LeToya singles chronology
| "All Eyes on Me" (2005) | "Torn" (2006) | "She Don't" (2006) |

= Torn (LeToya song) =

"Torn" a song by American R&B singer LeToya Luckett. It was written by Luckett, Teddy Bishop, and Dave Young for her solo debut album LeToya (2006), while production was helmed by Bishop. The song contains elements and features samples from The Stylistics' "You Are Everything" (1971). Due to the inclusion of the sample, Thom Bell and Linda Epstein received credit as songwriters. Lyrically, "Torn" is about the protagonist being "torn" between staying with or leaving her lover.

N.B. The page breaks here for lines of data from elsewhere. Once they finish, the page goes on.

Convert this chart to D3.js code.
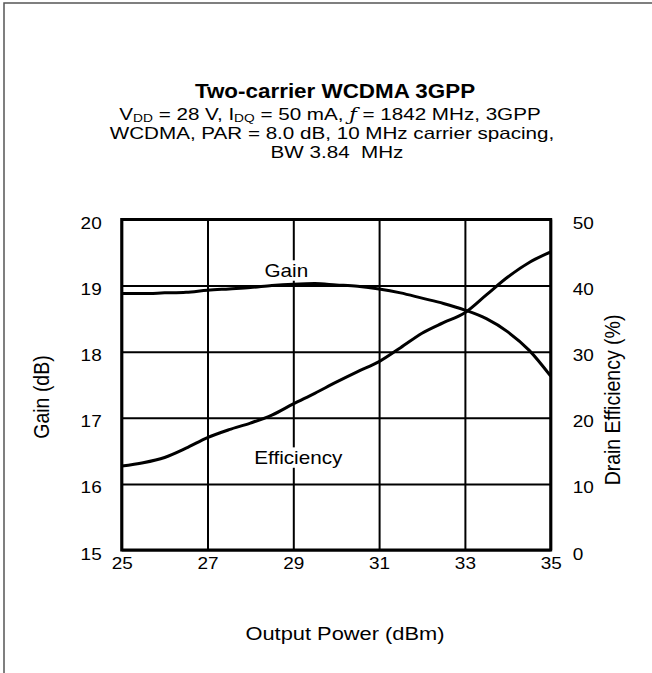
<!DOCTYPE html>
<html>
<head>
<meta charset="utf-8">
<script src="https://cdn.jsdelivr.net/npm/d3@7"></script>
<style>
  body { margin: 0; background: #fff; }
  svg text { font-family: "Liberation Sans", Arial, sans-serif; fill: #000; white-space: pre; }
</style>
</head>
<body>
<script>
'use strict';

// chart size
let width = 652,
  height = 673;

// the reference text is a little wide, so glyphs get stretched sideways
let stretch = 1.15;

// data
let powerOut = [25, 25.5, 26, 26.5, 27, 27.5, 28, 28.5, 29, 29.5, 30, 30.5, 31, 31.5, 32, 32.5, 33, 33.5, 34, 34.5, 35];
let gain = [18.88, 18.88, 18.89, 18.9, 18.93, 18.95, 18.97, 19.0, 19.02, 19.03, 19.01, 18.99, 18.95, 18.89, 18.81, 18.73, 18.63, 18.5, 18.3, 18.02, 17.63];
let efficiency = [12.7, 13.2, 14.0, 15.4, 17.0, 18.2, 19.2, 20.4, 22.1, 23.7, 25.4, 27.0, 28.5, 30.6, 32.8, 34.4, 35.9, 38.6, 41.3, 43.5, 45.1];

let xTicks = [25, 27, 29, 31, 33, 35];
let gainTicks = [15, 16, 17, 18, 19, 20];
let effTicks = [0, 10, 20, 30, 40, 50];

let titleText = "Two-carrier WCDMA 3GPP";
let subLines = ["WCDMA, PAR = 8.0 dB, 10 MHz carrier spacing,", "BW 3.84  MHz"];

// plot box
let plot = { left: 121.7, right: 550.7, top: 219.5, bottom: 550 };

window.onload = function () {
  let svg = d3.select("body")
    .append("svg")
    .attr("width", width)
    .attr("height", height);

  svg.append("rect").attr("width", width).attr("height", height).attr("fill", "#fff");

  // outer frame (only top and left edges are visible)
  svg.append("path")
    .attr("d", "M4," + height + "V3H" + width)
    .attr("fill", "none")
    .attr("stroke", "#555")
    .attr("stroke-width", 1.5);

  let x = d3.scaleLinear().domain([25, 35]).range([plot.left, plot.right]);
  let yGain = d3.scaleLinear().domain([15, 20]).range([plot.bottom, plot.top]);
  let yEff = d3.scaleLinear().domain([0, 50]).range([plot.bottom, plot.top]);

  drawTitle(svg);
  drawGrid(svg, x, yGain, yEff);
  drawCurves(svg, x, yGain, yEff);
  drawLabels(svg, x, yGain, yEff);
}

// places a text at x,y with the sideways stretch
function addText(parent, x, y, size, str, rotate, sx) {
  return parent.append("text")
    .attr("transform", "translate(" + x + "," + y + ") scale(" + (sx || stretch) + ",1)" + (rotate ? " rotate(" + rotate + ")" : ""))
    .attr("text-anchor", "middle")
    .attr("font-size", size)
    .text(str);
}

function drawTitle(svg) {
  addText(svg, 335, 97.5, 19.5, titleText).attr("font-weight", "bold");

  let t = addText(svg, 330, 119.5, 16.5, null, 0, 1.25);
  t.append("tspan").text("V");
  t.append("tspan").attr("font-size", 11).attr("dy", 2.5).text("DD");
  t.append("tspan").attr("dy", -2.5).text(" = 28 V, I");
  t.append("tspan").attr("font-size", 11).attr("dy", 2.5).text("DQ");
  t.append("tspan").attr("dy", -2.5).text(" = 50 mA, ");
  t.append("tspan").attr("font-style", "italic").attr("font-family", "'DejaVu Serif', serif").text("ƒ");
  t.append("tspan").text(" = 1842 MHz, 3GPP");

  subLines.forEach((d, i) => {
    addText(svg, i == 0 ? 332 : 337, 138.5 + i * 19, 16.5, d, 0, 1.25);
  });
}

function drawGrid(svg, x, yGain, yEff) {
  let h = plot.bottom - plot.top,
    w = plot.right - plot.left;

  // vertical grid + bottom labels
  let gx = svg.append("g")
    .attr("transform", "translate(0," + plot.bottom + ")")
    .call(d3.axisBottom(x).tickValues(xTicks).tickSize(-h).tickPadding(7).tickFormat(d3.format("d")));
  gx.select(".domain").remove();
  gx.selectAll("line").attr("stroke", "#000").attr("stroke-width", 2);
  gx.selectAll("text").attr("font-size", 16.5).attr("dy", "0.71em")
    .attr("transform", "scale(" + stretch + ",1)");

  // horizontal grid + left labels
  let gy = svg.append("g")
    .attr("transform", "translate(" + plot.left + ",0)")
    .call(d3.axisLeft(yGain).tickValues(gainTicks).tickSize(-w).tickPadding(20).tickFormat(d3.format("d")));
  gy.select(".domain").remove();
  gy.selectAll("line").attr("stroke", "#000").attr("stroke-width", 2);
  gy.selectAll("text").attr("font-size", 16.5).attr("dy", 9)
    .attr("x", -20 / stretch)
    .attr("transform", "scale(" + stretch + ",1)");

  // right labels
  let gr = svg.append("g")
    .attr("transform", "translate(" + plot.right + ",0)")
    .call(d3.axisRight(yEff).tickValues(effTicks).tickSize(0).tickPadding(22).tickFormat(d3.format("d")));
  gr.select(".domain").remove();
  gr.selectAll("text").attr("font-size", 16.5).attr("dy", 9)
    .attr("x", 22 / stretch)
    .attr("transform", "scale(" + stretch + ",1)");

  svg.selectAll(".tick text").attr("fill", "#000").attr("font-family", "'Liberation Sans', Arial, sans-serif");

  // plot border
  svg.append("rect")
    .attr("x", plot.left).attr("y", plot.top)
    .attr("width", w).attr("height", h)
    .attr("fill", "none")
    .attr("stroke", "#000")
    .attr("stroke-width", 3);

  // axis titles
  addText(svg, 49, 397, 19.5, "Gain (dB)", -90);
  addText(svg, 620, 400, 19.5, "Drain Efficiency (%)", -90);
  addText(svg, 345, 640, 19, "Output Power (dBm)");
}

function drawCurves(svg, x, yGain, yEff) {
  let gainLine = d3.line()
    .x((d, i) => x(powerOut[i]))
    .y(d => yGain(d))
    .curve(d3.curveMonotoneX);

  let effLine = d3.line()
    .x((d, i) => x(powerOut[i]))
    .y(d => yEff(d))
    .curve(d3.curveMonotoneX);

  svg.append("path")
    .attr("d", gainLine(gain))
    .attr("fill", "none")
    .attr("stroke", "#000")
    .attr("stroke-width", 3);

  svg.append("path")
    .attr("d", effLine(efficiency))
    .attr("fill", "none")
    .attr("stroke", "#000")
    .attr("stroke-width", 3);
}

// series labels with a white box that hides the grid behind them
function drawLabels(svg, x, yGain, yEff) {
  let labels = [
    { text: "Gain", cx: x(29) - 7, base: yGain(19.13) },
    { text: "Efficiency", cx: x(29) + 5, base: yEff(13.0) }
  ];

  labels.forEach(l => {
    let g = svg.append("g")
      .attr("transform", "translate(" + l.cx + "," + l.base + ") scale(" + stretch + ",1)");
    let t = g.append("text")
      .attr("text-anchor", "middle")
      .attr("font-size", 18)
      .text(l.text);
    let b = t.node().getBBox();
    g.insert("rect", () => t.node())
      .attr("x", b.x - 1).attr("y", b.y)
      .attr("width", b.width + 2).attr("height", b.height)
      .attr("fill", "#fff");
  });
}
</script>
</body>
</html>
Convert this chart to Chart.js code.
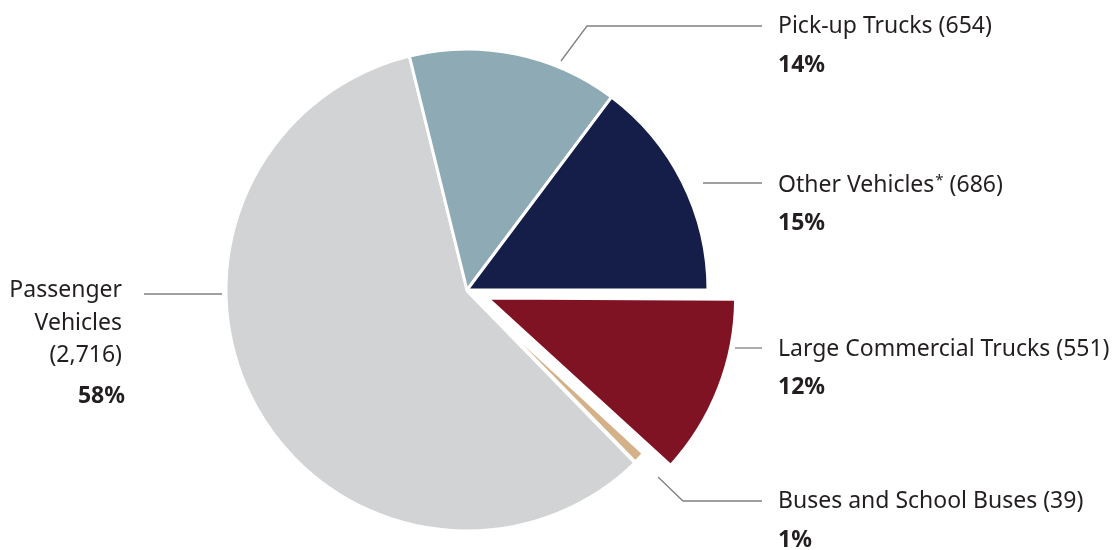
<!DOCTYPE html>
<html lang="en">
<head>
  <meta charset="UTF-8">
  <title>Vehicles by type</title>
  <script src="https://cdn.jsdelivr.net/npm/chart.js"></script>
  <style>
    html, body { margin: 0; padding: 0; background: #fff; }
    #wrap { width: 1114px; height: 550px; }
  </style>
</head>
<body>
  <div id="wrap"><canvas id="grafico" width="1114" height="550"></canvas></div>

  <script>
    // data (drawing order: passenger first, buses last so its white edge sits on top)
    const categories = ['Passenger Vehicles', 'Pick-up Trucks', 'Other Vehicles*', 'Large Commercial Trucks', 'Buses and School Buses'];
    const counts = [2716, 654, 686, 551, 39];
    const countLabels = ['(2,716)', '(654)', '(686)', '(551)', '(39)'];
    const percentLabels = ['58%', '14%', '15%', '12%', '1%'];

    const colors = ['#d1d3d4', '#8eabb5', '#151e48', '#7f1324', '#d5b18a'];
    const total = counts.reduce((a, b) => a + b, 0);
    // other vehicles ends at 3 o'clock; passenger starts after large trucks + buses
    const rotation = 90 + (counts[3] + counts[4]) / total * 360;

    const textColor = '#231f20';
    const lineColor = '#808080';
    const regFont = '23px "Noto Sans"';
    const boldFont = 'bold 23px "Noto Sans"';

    const labelsPlugin = {
      id: 'rotulos',
      afterDraw(chart) {
        const c = chart.ctx;
        c.save();
        c.strokeStyle = lineColor;
        c.lineWidth = 1.3;
        const linhas = [
          [[561, 61], [587, 26], [762, 26]],
          [[703, 183], [762, 183]],
          [[735, 348], [762, 348]],
          [[658, 477], [683, 501], [762, 501]],
          [[144, 294], [222, 294]]
        ];
        linhas.forEach(pts => {
          c.beginPath();
          c.moveTo(pts[0][0], pts[0][1]);
          for (let i = 1; i < pts.length; i++) c.lineTo(pts[i][0], pts[i][1]);
          c.stroke();
        });

        c.fillStyle = textColor;
        c.textBaseline = 'alphabetic';
        c.textAlign = 'left';
        const x = 778;

        // pick-up
        c.font = regFont;
        c.fillText(categories[1] + ' ' + countLabels[1], x, 33);
        c.font = boldFont;
        c.fillText(percentLabels[1], x, 72);

        // other vehicles with superscript star
        c.font = regFont;
        const base = categories[2].replace('*', '');
        c.fillText(base, x, 192);
        let w = c.measureText(base).width;
        c.font = '15px "Noto Sans"';
        c.fillText('*', x + w + 1, 185);
        w += c.measureText('*').width + 1;
        c.font = regFont;
        c.fillText(' ' + countLabels[2], x + w, 192);
        c.font = boldFont;
        c.fillText(percentLabels[2], x, 230);

        // large commercial
        c.font = regFont;
        c.fillText(categories[3] + ' ' + countLabels[3], x, 356);
        c.font = boldFont;
        c.fillText(percentLabels[3], x, 394);

        // buses
        c.font = regFont;
        c.fillText(categories[4] + ' ' + countLabels[4], x, 508);
        c.font = boldFont;
        c.fillText(percentLabels[4], x, 547);

        // passenger, right aligned
        c.textAlign = 'right';
        c.font = regFont;
        const partes = categories[0].split(' ');
        c.fillText(partes[0], 122, 297);
        c.fillText(partes[1], 122, 330);
        c.fillText(countLabels[0], 122, 362);
        c.font = boldFont;
        c.fillText(percentLabels[0], 125, 403);
        c.restore();
      }
    };

    const ctx = document.getElementById('grafico').getContext('2d');
    const chart = new Chart(ctx, {
      type: 'pie',
      data: {
        labels: categories,
        datasets: [{
          data: counts,
          backgroundColor: colors,
          borderColor: '#ffffff',
          borderWidth: [3, 3, 3, 3, 4],
          offset: [0, 0, 0, 88, 0]
        }]
      },
      options: {
        responsive: false,
        animation: false,
        rotation: rotation,
        radius: 241,
        layout: { padding: { left: 200, right: 380, top: 40, bottom: 10 } },
        plugins: {
          legend: { display: false },
          tooltip: { enabled: false }
        }
      },
      plugins: [labelsPlugin]
    });
  </script>
</body>
</html>
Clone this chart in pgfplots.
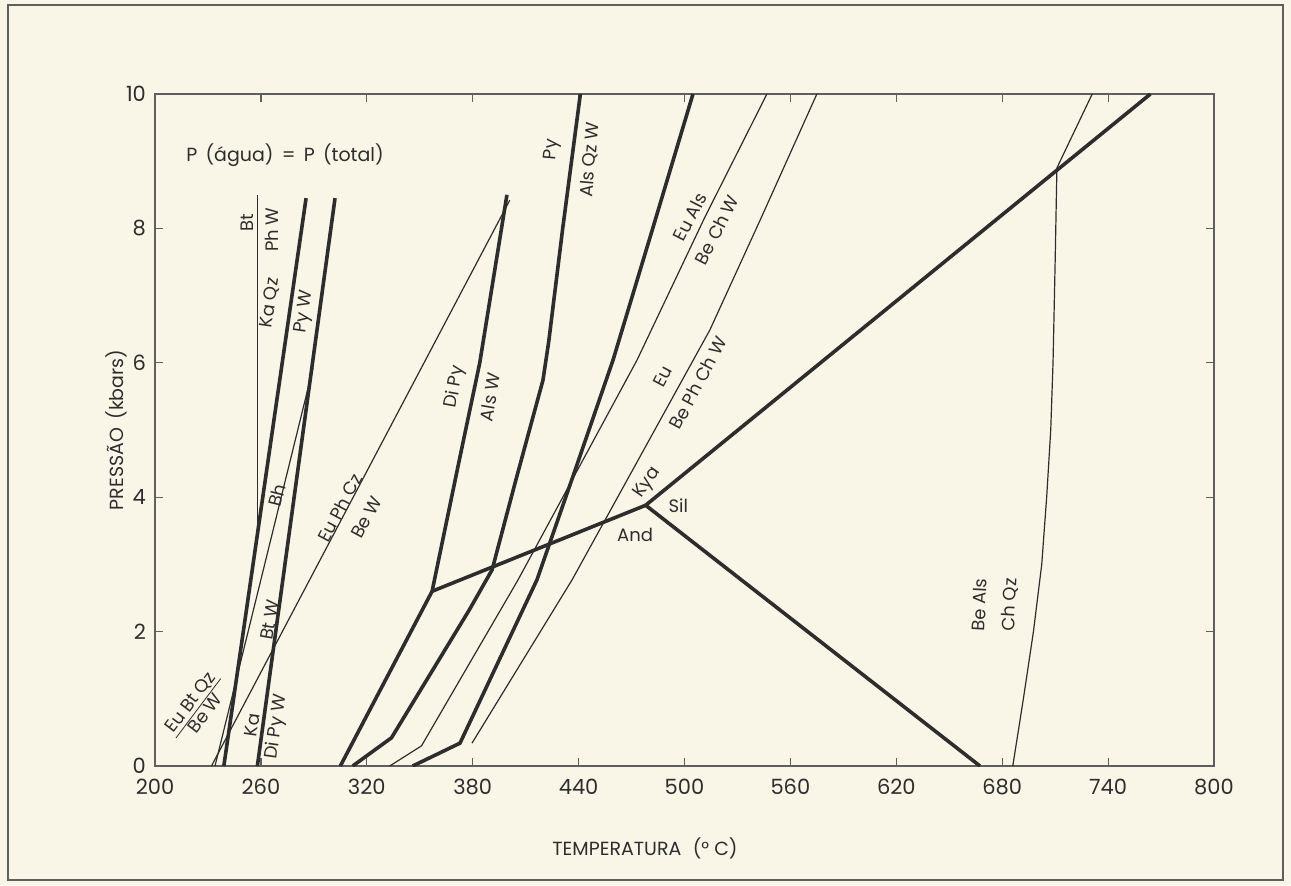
\documentclass[border=0pt]{standalone}
\usepackage{pgfplots}
\pgfplotsset{compat=1.18}
\usepackage{fontspec}
\setmainfont{Poppins}
\definecolor{paper}{RGB}{250,246,231}
\definecolor{ink}{RGB}{45,45,45}
\definecolor{axisgray}{RGB}{95,95,95}
\tikzset{
  thick line/.style={line width=1.8pt, line join=miter},
  thin line/.style={line width=0.6pt},
  lab/.style={font=\fontsize{9}{10}\selectfont, text=ink, inner sep=0.5pt},
}
\begin{document}
\begin{tikzpicture}[x=1pt,y=1pt]
\useasboundingbox (0,0) rectangle (645.5,442.5);
\fill[paper] (0,0) rectangle (645.5,442.5);
\draw[axisgray, line width=0.6pt] (4,2.5) rectangle (641.5,440);
\begin{axis}[
  at={(77.5pt,59.5pt)}, anchor=south west,
  scale only axis, width=529.5pt, height=336pt,
  xmin=200, xmax=800, ymin=0, ymax=10,
  xtick={200,260,...,800}, ytick={0,2,...,10},
  tick align=inside, major tick length=4pt,
  axis line style={draw=axisgray, line width=0.7pt},
  every tick/.style={draw=axisgray, line width=0.6pt},
  /pgf/number format/assume math mode=true,
  ticklabel style={font=\fontsize{10.5}{11}\selectfont, text=ink},
  xticklabel style={yshift=-3pt},
  yticklabel style={xshift=-1pt},
  every axis plot/.append style={ink},
]
% Ka Qz = Py W
\addplot[thick line] coordinates {(239,0) (285.6,8.45)};
% Ka = Di Py W
\addplot[thick line] coordinates {(258,0) (302,8.45)};
% Bt = Ph W (vertical)
\addplot[thin line] coordinates {(258,3.3) (258,8.5)};
% Bh = Bt W
\addplot[thin line] coordinates {(234,0) (289.5,5.92)};
% Eu Ph Cz = Be W
\addplot[thin line] coordinates {(232,0) (401,8.42)};
% Di Py = Als W
\addplot[thick line] coordinates {(305,0) (357,2.6) (372,4.5) (384,6.0) (399.4,8.5)};
% Al2SiO5
\addplot[thick line] coordinates {(357,2.6) (478,3.88)};
\addplot[thick line] coordinates {(478,3.88) (667.4,0)};
\addplot[thick line] coordinates {(478,3.88) (764,10)};
% Py = Als Qz W
\addplot[thick line] coordinates {(312,0) (334,0.42) (378,2.32) (391,2.92) (404.5,4.26) (419.8,5.74) (423,6.3) (431,8) (441,10)};
% third thick line
\addplot[thick line] coordinates {(346,0) (372.8,0.34) (416.4,2.77) (438,4.4) (459.5,6.04) (482,8) (504.8,10)};
% Eu Als = Be Ch W
\addplot[thin line] coordinates {(333,0) (351,0.3) (405.7,2.77) (473.1,6.04) (511.6,8.17) (546.7,10)};
% Eu = Be Ph Ch W
\addplot[thin line] coordinates {(379.6,0.34) (436.3,2.77) (514.4,6.49) (542.8,8.12) (575,10)};
% Be Als = Ch Qz
\addplot[thin line] coordinates {(686,0) (692,1) (697.7,2) (702.4,3) (705.2,4) (707.5,5) (708.8,6) (710,7.5) (711,8.9) (731,10)};

% labels
\node[lab, font=\fontsize{9.5}{10}\selectfont] at (axis cs:273.7,9.09) {P\, (água) \,=\, P\, (total)};
\node[lab, rotate=90] at (axis cs:252,8.08) {Bt};
\node[lab, rotate=90] at (axis cs:266,7.98) {Ph W};
\node[lab, rotate=82] at (axis cs:265.2,6.89) {Ka Qz};
\node[lab, rotate=82] at (axis cs:285,6.76) {Py W};
\node[lab, rotate=76] at (axis cs:269,4.03) {Bh};
\node[lab, rotate=62] at (axis cs:304.8,3.84) {Eu Ph Cz};
\node[lab, rotate=62] at (axis cs:320,3.7) {Be W};
\node[lab, rotate=80] at (axis cs:265.2,2.17) {Bt W};
\node[lab, rotate=82] at (axis cs:255,0.61) {Ka};
\node[lab, rotate=82] at (axis cs:269,0.58) {Di Py W};
\node[lab, rotate=53] at (axis cs:225,0.85) {\setlength{\tabcolsep}{1pt}\begin{tabular}{c}Eu Bt Qz\\[-1pt]\hline Be W\end{tabular}};
\node[lab, rotate=80] at (axis cs:370,5.64) {Di Py};
\node[lab, rotate=80] at (axis cs:389.8,5.49) {Als W};
\node[lab, rotate=85] at (axis cs:425,9.17) {Py};
\node[lab, rotate=85] at (axis cs:446.5,9.02) {Als Qz W};
\node[lab, rotate=63] at (axis cs:503,8.17) {Eu Als};
\node[lab, rotate=63] at (axis cs:518.4,7.98) {Be Ch W};
\node[lab, rotate=62] at (axis cs:487.8,5.79) {Eu};
\node[lab, rotate=62] at (axis cs:507.6,5.7) {Be Ph Ch W};
\node[lab, rotate=55] at (axis cs:479,4.21) {Kya};
\node[lab] at (axis cs:496.5,3.88) {Sil};
\node[lab] at (axis cs:472,3.44) {And};
\node[lab, rotate=87] at (axis cs:667,2.4) {Be Als};
\node[lab, rotate=87] at (axis cs:684.4,2.4) {Ch Qz};
\end{axis}
\node[font=\fontsize{9.5}{10}\selectfont, text=ink, rotate=90] at (58,227.5) {PRESSÃO\, (kbars)};
\node[font=\fontsize{9.5}{10}\selectfont, text=ink] at (322.5,18.5) {TEMPERATURA\,\, (° C)};
\end{tikzpicture}
\end{document}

Released as the album's lead single in March 2006, "Torn" became a hit on the US Hot R&B/Hip-Hop Songs chart, peaking at number two, and reached the top twenty on both the Rhythmic Top 40 and Adult R&B Songs charts. Aside from peaking at number 31 on the US Billboard Hot 100, it reached top forty in New Zealand and the United Kingdom. A music video for "Torn" was directed by Chris Robinson and co-stars American football safety Will Demps as Luckett's love interest.

==Background==
"Torn" was written by Luckett, Teddy Bishop, and Dave Young. Commenting on the creation process of the song, Bishop said in 2012: "That song just kind of came about where LeToya had called me and asked me to put together some tracks for her. I went in the studio and I started coming up with different tracks. I had ideas of her doing something a little bit older. I dug in my crates and pulled out an old Stylistics record. Now Mary J. Blige had already did that particular sample previously, so I just did some different things to it. I flipped it and played live music and piano across it and gave it a different feel."

==Music video==
A music video for "Torn" was directed by Chris Robinson and debuted on BET Access Granted on July 5, 2006. American football safety Will Demps co-stars as Luckett's love interest. The clip had one of its biggest successes on the network's music video countdown show 106 & Park where it reached number one in eleven days and stayed there for twenty-five days straight, eventually remaining on the countdown for sixty-five days. The visuals are featured as an enhanced video on the European edition and the Japanese special edition of the LeToya album.

==Remixes==
Producer Jermaine Dupri and frequent collaborator LRoc were consulted to produce a remix for "Torn." Their "So So Def Remix" features guest appearances from rappers Mike Jones and Rick Ross. The album version is also slightly different from the single version and there is also a version with rapper Short Dogg and Dave Young, co-writer of "Torn," singing along with Luckett.

==Track listing==

- U.S. 12-inch single
1. "Torn" (Album version)
2. "Torn" (Instrumental)
3. "Torn" (A Cappella)
4. "Tear Da Club Up" (Album version)
5. "Tear Da Club Up" (Wine-O Mix)
6. "Tear Da Club Up" (Instrumental)
7. "Tear Da Club Up" (Wine-O Mix instrumental)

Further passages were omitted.